AIM OF THE EXERCISE: Leaving out the pictures, retype the lines from the beginning of the listing through the line containing "Chart.defaults.color = '#000';".

INFORMATION PROVIDED:
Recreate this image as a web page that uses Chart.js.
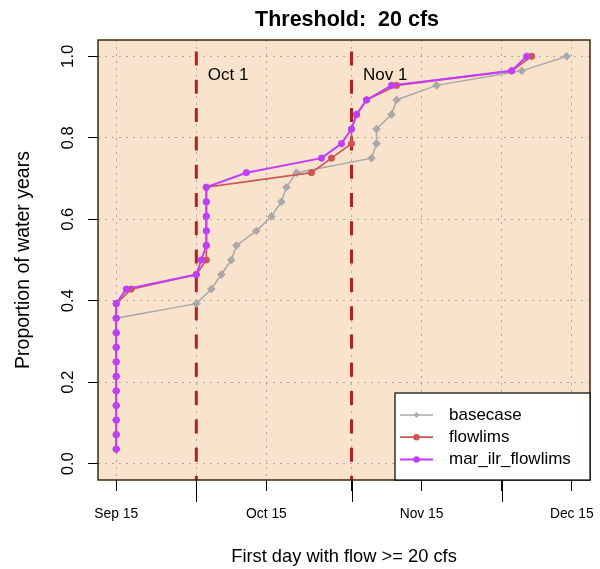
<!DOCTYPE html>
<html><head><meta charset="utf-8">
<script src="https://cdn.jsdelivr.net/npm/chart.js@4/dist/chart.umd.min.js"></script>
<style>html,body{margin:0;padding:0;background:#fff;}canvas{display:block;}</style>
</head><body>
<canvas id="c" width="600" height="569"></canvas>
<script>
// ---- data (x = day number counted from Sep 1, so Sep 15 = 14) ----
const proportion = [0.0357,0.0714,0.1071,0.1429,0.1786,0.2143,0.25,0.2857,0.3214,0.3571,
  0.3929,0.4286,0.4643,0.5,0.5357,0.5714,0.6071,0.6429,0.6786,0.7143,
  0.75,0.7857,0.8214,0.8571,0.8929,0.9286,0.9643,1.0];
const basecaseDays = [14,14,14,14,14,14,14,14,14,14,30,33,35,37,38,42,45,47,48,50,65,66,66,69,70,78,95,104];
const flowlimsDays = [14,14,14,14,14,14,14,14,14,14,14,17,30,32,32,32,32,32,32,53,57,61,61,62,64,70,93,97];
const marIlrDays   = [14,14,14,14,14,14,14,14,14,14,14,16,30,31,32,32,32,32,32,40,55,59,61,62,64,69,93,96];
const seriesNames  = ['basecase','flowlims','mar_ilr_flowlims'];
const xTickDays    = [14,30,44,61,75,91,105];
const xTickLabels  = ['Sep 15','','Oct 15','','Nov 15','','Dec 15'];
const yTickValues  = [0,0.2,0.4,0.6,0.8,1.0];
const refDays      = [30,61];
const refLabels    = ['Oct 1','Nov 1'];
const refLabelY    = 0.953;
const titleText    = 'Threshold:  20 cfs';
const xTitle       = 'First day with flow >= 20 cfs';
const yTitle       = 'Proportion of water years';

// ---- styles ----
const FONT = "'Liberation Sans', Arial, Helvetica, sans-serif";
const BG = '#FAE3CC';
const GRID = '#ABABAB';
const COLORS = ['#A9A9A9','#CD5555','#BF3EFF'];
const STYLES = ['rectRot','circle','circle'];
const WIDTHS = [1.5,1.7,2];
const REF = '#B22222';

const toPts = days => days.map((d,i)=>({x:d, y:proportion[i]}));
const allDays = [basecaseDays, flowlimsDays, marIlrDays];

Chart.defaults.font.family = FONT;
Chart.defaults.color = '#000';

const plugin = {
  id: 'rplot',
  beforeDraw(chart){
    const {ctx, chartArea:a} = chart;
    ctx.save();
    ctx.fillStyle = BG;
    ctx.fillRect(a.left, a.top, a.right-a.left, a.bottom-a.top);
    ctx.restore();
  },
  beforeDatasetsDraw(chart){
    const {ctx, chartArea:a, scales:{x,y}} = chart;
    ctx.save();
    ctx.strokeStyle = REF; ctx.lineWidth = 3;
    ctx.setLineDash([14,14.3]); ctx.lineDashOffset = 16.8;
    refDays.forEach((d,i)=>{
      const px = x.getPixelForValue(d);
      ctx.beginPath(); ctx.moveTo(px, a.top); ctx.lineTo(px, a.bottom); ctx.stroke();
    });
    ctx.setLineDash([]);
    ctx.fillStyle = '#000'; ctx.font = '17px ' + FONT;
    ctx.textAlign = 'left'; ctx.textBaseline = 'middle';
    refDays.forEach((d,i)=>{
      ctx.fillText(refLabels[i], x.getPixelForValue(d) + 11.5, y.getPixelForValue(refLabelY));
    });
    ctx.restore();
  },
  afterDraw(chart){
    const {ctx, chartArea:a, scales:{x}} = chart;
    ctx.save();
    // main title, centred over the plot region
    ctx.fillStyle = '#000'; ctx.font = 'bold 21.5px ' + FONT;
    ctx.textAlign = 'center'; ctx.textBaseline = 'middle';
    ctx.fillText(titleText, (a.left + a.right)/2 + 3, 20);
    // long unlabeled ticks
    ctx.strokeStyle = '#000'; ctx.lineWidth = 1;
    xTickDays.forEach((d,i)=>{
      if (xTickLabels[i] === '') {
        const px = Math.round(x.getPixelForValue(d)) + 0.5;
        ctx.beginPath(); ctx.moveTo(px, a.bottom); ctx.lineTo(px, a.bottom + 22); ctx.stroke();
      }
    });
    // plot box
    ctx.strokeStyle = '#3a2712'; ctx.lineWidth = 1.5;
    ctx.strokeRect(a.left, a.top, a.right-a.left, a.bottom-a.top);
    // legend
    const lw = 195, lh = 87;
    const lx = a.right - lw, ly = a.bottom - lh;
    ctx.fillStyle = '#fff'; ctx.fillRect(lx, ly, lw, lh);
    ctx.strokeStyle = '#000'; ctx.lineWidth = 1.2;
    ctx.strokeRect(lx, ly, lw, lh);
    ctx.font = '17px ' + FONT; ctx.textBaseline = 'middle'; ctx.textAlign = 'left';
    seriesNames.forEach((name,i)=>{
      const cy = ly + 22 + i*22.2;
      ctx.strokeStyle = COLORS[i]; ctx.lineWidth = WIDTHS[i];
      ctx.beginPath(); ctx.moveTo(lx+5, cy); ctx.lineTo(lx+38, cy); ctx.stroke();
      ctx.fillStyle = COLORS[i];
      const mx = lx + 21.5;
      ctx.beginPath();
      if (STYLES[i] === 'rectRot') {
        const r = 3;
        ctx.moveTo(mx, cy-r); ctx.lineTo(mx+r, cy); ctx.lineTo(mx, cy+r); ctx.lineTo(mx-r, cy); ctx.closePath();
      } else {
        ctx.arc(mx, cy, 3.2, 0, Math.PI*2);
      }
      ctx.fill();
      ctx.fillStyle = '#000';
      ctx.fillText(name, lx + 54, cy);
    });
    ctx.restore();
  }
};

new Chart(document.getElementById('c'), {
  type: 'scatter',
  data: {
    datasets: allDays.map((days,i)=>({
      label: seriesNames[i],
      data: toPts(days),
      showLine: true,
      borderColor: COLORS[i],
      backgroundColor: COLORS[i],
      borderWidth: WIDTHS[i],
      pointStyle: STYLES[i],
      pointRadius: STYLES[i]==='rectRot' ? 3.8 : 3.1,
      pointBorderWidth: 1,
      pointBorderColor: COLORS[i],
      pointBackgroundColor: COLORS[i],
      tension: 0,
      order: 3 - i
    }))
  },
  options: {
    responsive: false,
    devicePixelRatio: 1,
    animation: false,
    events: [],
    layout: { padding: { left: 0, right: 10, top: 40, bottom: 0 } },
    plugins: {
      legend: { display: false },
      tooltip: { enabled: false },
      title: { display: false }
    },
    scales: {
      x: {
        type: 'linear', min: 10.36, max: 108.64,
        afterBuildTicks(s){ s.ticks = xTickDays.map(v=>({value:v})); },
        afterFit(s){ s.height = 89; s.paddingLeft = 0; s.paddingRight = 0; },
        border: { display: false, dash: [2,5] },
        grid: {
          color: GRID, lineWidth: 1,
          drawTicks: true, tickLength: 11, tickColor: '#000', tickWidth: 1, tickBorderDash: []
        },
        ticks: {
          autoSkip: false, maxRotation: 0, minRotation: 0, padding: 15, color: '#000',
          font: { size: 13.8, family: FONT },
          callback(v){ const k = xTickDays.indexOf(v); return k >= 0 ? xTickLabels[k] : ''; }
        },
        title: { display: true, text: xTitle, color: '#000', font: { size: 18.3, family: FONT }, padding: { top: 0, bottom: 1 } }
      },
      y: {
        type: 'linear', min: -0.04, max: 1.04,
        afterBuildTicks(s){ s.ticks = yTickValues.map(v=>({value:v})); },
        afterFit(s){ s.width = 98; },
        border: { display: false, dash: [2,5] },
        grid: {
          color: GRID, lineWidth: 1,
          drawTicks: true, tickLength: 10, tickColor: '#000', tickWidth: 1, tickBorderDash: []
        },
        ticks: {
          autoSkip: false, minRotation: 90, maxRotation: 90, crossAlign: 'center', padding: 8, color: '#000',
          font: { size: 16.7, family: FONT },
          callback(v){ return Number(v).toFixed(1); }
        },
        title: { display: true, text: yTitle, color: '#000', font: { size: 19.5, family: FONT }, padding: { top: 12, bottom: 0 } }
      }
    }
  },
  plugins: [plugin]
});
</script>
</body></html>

REPLY:
Recreate this image as a web page that uses Chart.js.
<!DOCTYPE html>
<html><head><meta charset="utf-8">
<script src="https://cdn.jsdelivr.net/npm/chart.js@4/dist/chart.umd.min.js"></script>
<style>html,body{margin:0;padding:0;background:#fff;}canvas{display:block;}</style>
</head><body>
<canvas id="c" width="600" height="569"></canvas>
<script>
// ---- data (x = day number counted from Sep 1, so Sep 15 = 14) ----
const proportion = [0.0357,0.0714,0.1071,0.1429,0.1786,0.2143,0.25,0.2857,0.3214,0.3571,
  0.3929,0.4286,0.4643,0.5,0.5357,0.5714,0.6071,0.6429,0.6786,0.7143,
  0.75,0.7857,0.8214,0.8571,0.8929,0.9286,0.9643,1.0];
const basecaseDays = [14,14,14,14,14,14,14,14,14,14,30,33,35,37,38,42,45,47,48,50,65,66,66,69,70,78,95,104];
const flowlimsDays = [14,14,14,14,14,14,14,14,14,14,14,17,30,32,32,32,32,32,32,53,57,61,61,62,64,70,93,97];
const marIlrDays   = [14,14,14,14,14,14,14,14,14,14,14,16,30,31,32,32,32,32,32,40,55,59,61,62,64,69,93,96];
const seriesNames  = ['basecase','flowlims','mar_ilr_flowlims'];
const xTickDays    = [14,30,44,61,75,91,105];
const xTickLabels  = ['Sep 15','','Oct 15','','Nov 15','','Dec 15'];
const yTickValues  = [0,0.2,0.4,0.6,0.8,1.0];
const refDays      = [30,61];
const refLabels    = ['Oct 1','Nov 1'];
const refLabelY    = 0.953;
const titleText    = 'Threshold:  20 cfs';
const xTitle       = 'First day with flow >= 20 cfs';
const yTitle       = 'Proportion of water years';

// ---- styles ----
const FONT = "'Liberation Sans', Arial, Helvetica, sans-serif";
const BG = '#FAE3CC';
const GRID = '#ABABAB';
const COLORS = ['#A9A9A9','#CD5555','#BF3EFF'];
const STYLES = ['rectRot','circle','circle'];
const WIDTHS = [1.5,1.7,2];
const REF = '#B22222';

const toPts = days => days.map((d,i)=>({x:d, y:proportion[i]}));
const allDays = [basecaseDays, flowlimsDays, marIlrDays];

Chart.defaults.font.family = FONT;
Chart.defaults.color = '#000';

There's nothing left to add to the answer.